Retype exactly what runs from the first line of the data to the line with "import * as", keeping both of those lines and skipping pictures.
*-*-*
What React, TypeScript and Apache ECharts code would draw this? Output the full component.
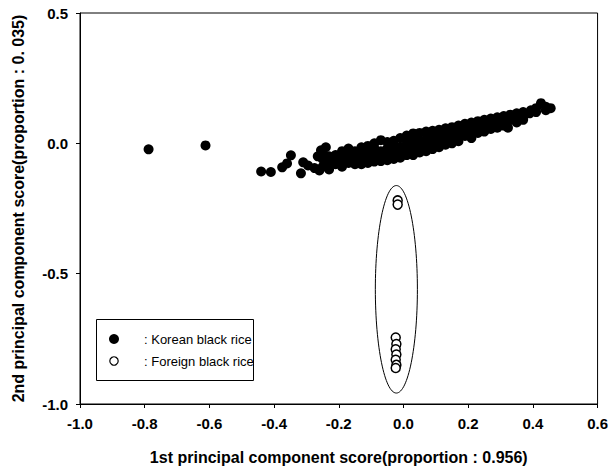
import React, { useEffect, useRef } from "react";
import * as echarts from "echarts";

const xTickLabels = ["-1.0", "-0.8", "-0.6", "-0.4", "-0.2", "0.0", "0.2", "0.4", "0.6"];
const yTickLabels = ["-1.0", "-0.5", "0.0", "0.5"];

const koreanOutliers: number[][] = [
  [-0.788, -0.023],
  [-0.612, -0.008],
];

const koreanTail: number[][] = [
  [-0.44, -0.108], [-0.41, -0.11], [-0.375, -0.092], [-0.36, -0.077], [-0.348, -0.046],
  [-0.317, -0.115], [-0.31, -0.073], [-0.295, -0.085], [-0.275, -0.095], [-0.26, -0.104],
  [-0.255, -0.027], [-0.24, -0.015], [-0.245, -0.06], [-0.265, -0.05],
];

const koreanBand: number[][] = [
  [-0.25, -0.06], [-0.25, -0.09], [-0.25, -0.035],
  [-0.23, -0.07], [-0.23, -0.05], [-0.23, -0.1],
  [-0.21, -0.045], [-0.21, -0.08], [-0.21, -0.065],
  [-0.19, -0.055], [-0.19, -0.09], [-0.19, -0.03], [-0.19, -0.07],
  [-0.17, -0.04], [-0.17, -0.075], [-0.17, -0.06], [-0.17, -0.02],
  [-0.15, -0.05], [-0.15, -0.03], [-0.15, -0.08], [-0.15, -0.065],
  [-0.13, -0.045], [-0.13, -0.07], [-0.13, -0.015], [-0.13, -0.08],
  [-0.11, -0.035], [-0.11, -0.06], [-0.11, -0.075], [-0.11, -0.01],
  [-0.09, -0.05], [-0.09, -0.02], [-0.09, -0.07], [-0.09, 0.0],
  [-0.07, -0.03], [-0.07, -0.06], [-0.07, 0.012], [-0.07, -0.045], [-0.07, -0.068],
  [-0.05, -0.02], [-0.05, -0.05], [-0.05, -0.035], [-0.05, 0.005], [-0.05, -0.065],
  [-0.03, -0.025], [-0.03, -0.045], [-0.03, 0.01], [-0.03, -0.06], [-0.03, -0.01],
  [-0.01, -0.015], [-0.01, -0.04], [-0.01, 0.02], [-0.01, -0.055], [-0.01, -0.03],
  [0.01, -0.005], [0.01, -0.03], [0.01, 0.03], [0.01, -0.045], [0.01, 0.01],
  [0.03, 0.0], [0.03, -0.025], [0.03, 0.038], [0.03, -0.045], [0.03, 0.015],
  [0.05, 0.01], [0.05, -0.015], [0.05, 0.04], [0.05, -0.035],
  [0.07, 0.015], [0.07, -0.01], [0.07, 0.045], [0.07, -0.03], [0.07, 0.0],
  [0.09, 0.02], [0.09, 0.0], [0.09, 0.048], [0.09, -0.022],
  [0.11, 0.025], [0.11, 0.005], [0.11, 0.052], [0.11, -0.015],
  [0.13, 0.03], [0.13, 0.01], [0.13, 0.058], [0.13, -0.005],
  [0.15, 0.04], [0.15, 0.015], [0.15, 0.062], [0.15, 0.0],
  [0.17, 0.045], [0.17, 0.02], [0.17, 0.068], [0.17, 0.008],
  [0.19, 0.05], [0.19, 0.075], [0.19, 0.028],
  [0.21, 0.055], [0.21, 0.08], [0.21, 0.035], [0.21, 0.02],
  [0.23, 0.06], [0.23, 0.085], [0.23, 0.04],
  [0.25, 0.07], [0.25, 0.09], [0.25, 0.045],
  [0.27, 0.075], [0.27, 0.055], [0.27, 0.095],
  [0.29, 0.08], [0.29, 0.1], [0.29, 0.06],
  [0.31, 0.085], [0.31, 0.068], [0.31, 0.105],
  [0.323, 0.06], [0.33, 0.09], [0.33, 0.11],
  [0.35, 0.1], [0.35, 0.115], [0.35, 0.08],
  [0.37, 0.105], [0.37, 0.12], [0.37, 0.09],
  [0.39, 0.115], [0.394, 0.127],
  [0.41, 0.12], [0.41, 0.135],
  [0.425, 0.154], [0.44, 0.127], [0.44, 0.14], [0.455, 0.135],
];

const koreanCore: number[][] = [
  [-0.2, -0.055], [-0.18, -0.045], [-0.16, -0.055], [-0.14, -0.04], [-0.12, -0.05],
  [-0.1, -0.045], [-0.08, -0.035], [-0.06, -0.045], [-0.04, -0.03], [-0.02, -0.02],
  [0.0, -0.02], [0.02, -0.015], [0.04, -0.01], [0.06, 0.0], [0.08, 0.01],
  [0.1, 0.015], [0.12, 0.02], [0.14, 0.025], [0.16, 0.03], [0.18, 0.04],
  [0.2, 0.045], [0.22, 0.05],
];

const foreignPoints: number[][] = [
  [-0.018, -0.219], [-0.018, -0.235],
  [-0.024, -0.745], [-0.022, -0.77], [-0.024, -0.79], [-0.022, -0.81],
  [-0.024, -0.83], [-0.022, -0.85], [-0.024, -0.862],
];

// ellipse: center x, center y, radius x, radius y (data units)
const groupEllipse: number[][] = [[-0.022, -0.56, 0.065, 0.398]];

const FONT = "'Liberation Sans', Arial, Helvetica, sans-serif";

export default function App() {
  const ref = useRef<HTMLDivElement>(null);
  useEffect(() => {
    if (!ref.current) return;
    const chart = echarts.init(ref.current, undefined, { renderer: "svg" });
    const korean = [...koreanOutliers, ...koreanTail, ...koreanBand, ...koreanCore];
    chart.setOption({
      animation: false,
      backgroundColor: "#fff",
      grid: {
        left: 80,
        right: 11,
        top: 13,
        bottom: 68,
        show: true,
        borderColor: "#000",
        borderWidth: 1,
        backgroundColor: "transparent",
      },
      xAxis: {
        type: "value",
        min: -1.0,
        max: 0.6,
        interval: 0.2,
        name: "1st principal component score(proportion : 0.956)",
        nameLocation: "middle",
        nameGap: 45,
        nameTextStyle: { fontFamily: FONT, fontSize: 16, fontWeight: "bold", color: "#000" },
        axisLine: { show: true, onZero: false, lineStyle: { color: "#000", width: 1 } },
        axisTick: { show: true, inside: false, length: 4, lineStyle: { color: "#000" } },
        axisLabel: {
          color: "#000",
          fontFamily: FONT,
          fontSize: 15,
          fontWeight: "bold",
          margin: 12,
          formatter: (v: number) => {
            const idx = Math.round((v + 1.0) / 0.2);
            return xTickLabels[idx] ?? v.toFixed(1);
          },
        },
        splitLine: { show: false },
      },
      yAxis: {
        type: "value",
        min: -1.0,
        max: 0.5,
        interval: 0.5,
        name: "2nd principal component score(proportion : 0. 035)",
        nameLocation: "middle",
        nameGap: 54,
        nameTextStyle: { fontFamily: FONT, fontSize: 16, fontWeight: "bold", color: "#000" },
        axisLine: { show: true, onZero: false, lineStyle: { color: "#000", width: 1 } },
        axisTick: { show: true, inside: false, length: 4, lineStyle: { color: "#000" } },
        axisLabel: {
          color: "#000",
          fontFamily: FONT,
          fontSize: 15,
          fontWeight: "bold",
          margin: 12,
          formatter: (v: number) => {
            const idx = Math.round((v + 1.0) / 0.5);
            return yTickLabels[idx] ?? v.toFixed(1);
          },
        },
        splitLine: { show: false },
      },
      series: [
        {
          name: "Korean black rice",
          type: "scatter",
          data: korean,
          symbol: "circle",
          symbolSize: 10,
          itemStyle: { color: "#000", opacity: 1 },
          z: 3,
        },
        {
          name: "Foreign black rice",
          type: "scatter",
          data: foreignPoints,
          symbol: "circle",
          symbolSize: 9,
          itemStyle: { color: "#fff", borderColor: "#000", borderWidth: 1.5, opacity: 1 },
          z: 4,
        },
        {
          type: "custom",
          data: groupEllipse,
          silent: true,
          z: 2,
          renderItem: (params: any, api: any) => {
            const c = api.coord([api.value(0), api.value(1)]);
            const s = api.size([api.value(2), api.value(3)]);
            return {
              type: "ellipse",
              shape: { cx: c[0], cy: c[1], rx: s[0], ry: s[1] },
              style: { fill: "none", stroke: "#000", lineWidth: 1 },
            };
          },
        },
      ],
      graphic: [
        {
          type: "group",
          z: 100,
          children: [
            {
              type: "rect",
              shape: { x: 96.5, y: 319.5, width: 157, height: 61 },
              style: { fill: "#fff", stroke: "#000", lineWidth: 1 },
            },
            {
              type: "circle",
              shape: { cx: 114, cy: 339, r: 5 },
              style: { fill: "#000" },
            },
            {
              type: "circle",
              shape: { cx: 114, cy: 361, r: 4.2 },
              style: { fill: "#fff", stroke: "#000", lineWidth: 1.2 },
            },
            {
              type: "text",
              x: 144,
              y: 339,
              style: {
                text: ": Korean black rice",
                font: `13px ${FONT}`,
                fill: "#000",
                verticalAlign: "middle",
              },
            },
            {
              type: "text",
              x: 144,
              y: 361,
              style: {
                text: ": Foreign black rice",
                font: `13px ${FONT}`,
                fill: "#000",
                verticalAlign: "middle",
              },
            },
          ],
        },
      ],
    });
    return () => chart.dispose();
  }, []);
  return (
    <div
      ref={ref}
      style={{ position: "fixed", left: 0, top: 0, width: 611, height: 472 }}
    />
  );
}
*-*-*
Solution for this exercise:
What React, TypeScript and Apache ECharts code would draw this? Output the full component.
import React, { useEffect, useRef } from "react";
import * as echarts from "echarts";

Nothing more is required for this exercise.